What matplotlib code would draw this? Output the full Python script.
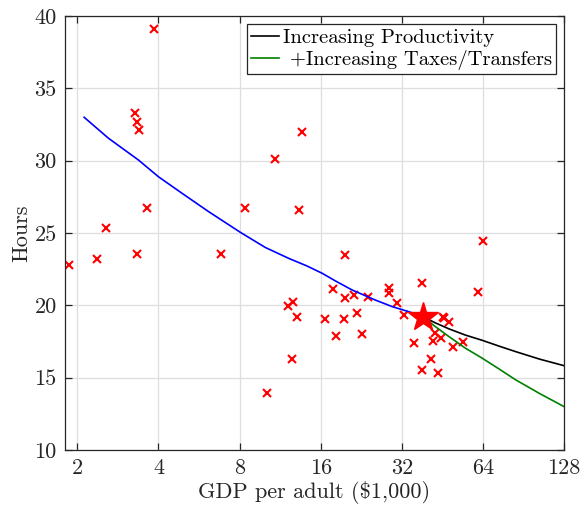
import matplotlib
matplotlib.use("Agg")
import matplotlib.pyplot as plt

plt.rcParams['font.family'] = 'serif'
plt.rcParams['font.serif'] = ['cmr10']
plt.rcParams['mathtext.fontset'] = 'cm'
plt.rcParams['axes.formatter.use_mathtext'] = True
plt.rcParams['axes.unicode_minus'] = False

# Datos por pais: PIB por adulto (miles de $) y horas
pais_gdp = [1.87, 2.37, 2.56, 3.27, 3.33, 3.38, 3.33, 3.63, 3.86, 6.82, 8.35,
            10.11, 10.8, 12.1, 12.59, 12.55, 13.03, 13.33, 13.64, 16.55, 17.73,
            18.3, 19.5, 19.64, 19.7, 21.2, 21.9, 22.7, 24.0, 28.6, 28.7, 30.7,
            32.5, 35.4, 38.0, 38.0, 41.2, 41.8, 42.6, 43.6, 44.9, 45.5, 46.0,
            48.1, 49.6, 53.9, 61.5, 64.0]
pais_horas = [22.81, 23.2, 25.33, 33.3, 32.67, 32.12, 23.55, 26.71, 39.12, 23.55,
              26.71, 13.97, 30.14, 19.98, 20.21, 16.3, 19.22, 26.58, 31.96, 19.07,
              21.11, 17.89, 19.04, 23.5, 20.49, 20.72, 19.47, 18.02, 20.58, 20.84,
              21.18, 20.19, 19.34, 17.42, 21.57, 15.54, 16.32, 17.56, 18.11, 15.29,
              17.73, 19.2, 19.1, 18.88, 17.1, 17.49, 20.93, 24.45]

# Modelo calibrado (linea azul)
modelo_gdp = [2.12, 2.61, 3.37, 4.0, 4.89, 6.14, 8.05, 9.97, 12.17, 14.24,
              16.19, 18.14, 20.94, 25.5, 29.5, 34.0, 38.3]
modelo_horas = [33.0, 31.55, 30.05, 28.89, 27.75, 26.48, 25.05, 24.0, 23.25,
                22.72, 22.22, 21.69, 21.06, 20.37, 19.91, 19.56, 19.22]

# Punto de referencia (estrella)
ref_gdp = 38.3
ref_horas = 19.22

# Extrapolaciones
proy_gdp = [38.3, 42.5, 47.8, 55, 63.7, 73.5, 84.7, 104, 128]
proy_horas_prod = [19.22, 18.8, 18.38, 17.95, 17.58, 17.18, 16.8, 16.28, 15.83]
proy_horas_tax = [19.22, 18.55, 17.85, 17.05, 16.34, 15.6, 14.85, 13.9, 13.0]

x_ticks = [2, 4, 8, 16, 32, 64, 128]
y_ticks = [10, 15, 20, 25, 30, 35, 40]

gris = (0.15, 0.15, 0.15)

fig = plt.figure(figsize=(5.84, 5.07), dpi=100)
ax = fig.add_axes([0.1113, 0.1124, 0.8545, 0.856])

ax.plot(pais_gdp, pais_horas, 'x', color='red', markersize=5.5, markeredgewidth=1.5)
ax.plot(modelo_gdp, modelo_horas, color='blue', linewidth=1.2)
ax.plot(proy_gdp, proy_horas_prod, color='black', linewidth=1.2,
        label='Increasing Productivity')
ax.plot(proy_gdp, proy_horas_tax, color='green', linewidth=1.2,
        label=' +Increasing Taxes/Transfers')
ax.plot([ref_gdp], [ref_horas], '*', color='red', markersize=22, zorder=5)

ax.set_xscale('log', base=2)
ax.set_xlim(1.8, 128)
ax.set_ylim(10, 40)
ax.set_xticks(x_ticks)
ax.set_xticklabels([str(t) for t in x_ticks])
ax.minorticks_off()
ax.set_yticks(y_ticks)
ax.set_yticklabels([str(t) for t in y_ticks])

ax.grid(True, color=(0.87, 0.87, 0.87), linewidth=0.9)
ax.set_axisbelow(True)
ax.tick_params(direction='in', top=True, right=True, length=5, width=0.9,
               colors=gris, labelsize=16, pad=6)
for s in ax.spines.values():
    s.set_color(gris)
    s.set_linewidth(0.9)

ax.set_xlabel(r'GDP per adult (\$1,000)', fontsize=16, color=gris, labelpad=2)
ax.set_ylabel('Hours', fontsize=16, color=gris, labelpad=2)

leg = ax.legend(loc='upper right', fontsize=14.8, handlelength=1.4,
                handletextpad=0.15, borderpad=0.2, borderaxespad=0.4,
                labelspacing=0.15, fancybox=False, framealpha=1)
leg.get_frame().set_edgecolor(gris)
leg.get_frame().set_linewidth(0.9)

plt.savefig('out.png', dpi=100)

- **Exercise goal**
Take every line above carrying "matplotlib" and return it.

- **Written solution**
What matplotlib code would draw this? Output the full Python script.
import matplotlib
matplotlib.use("Agg")
import matplotlib.pyplot as plt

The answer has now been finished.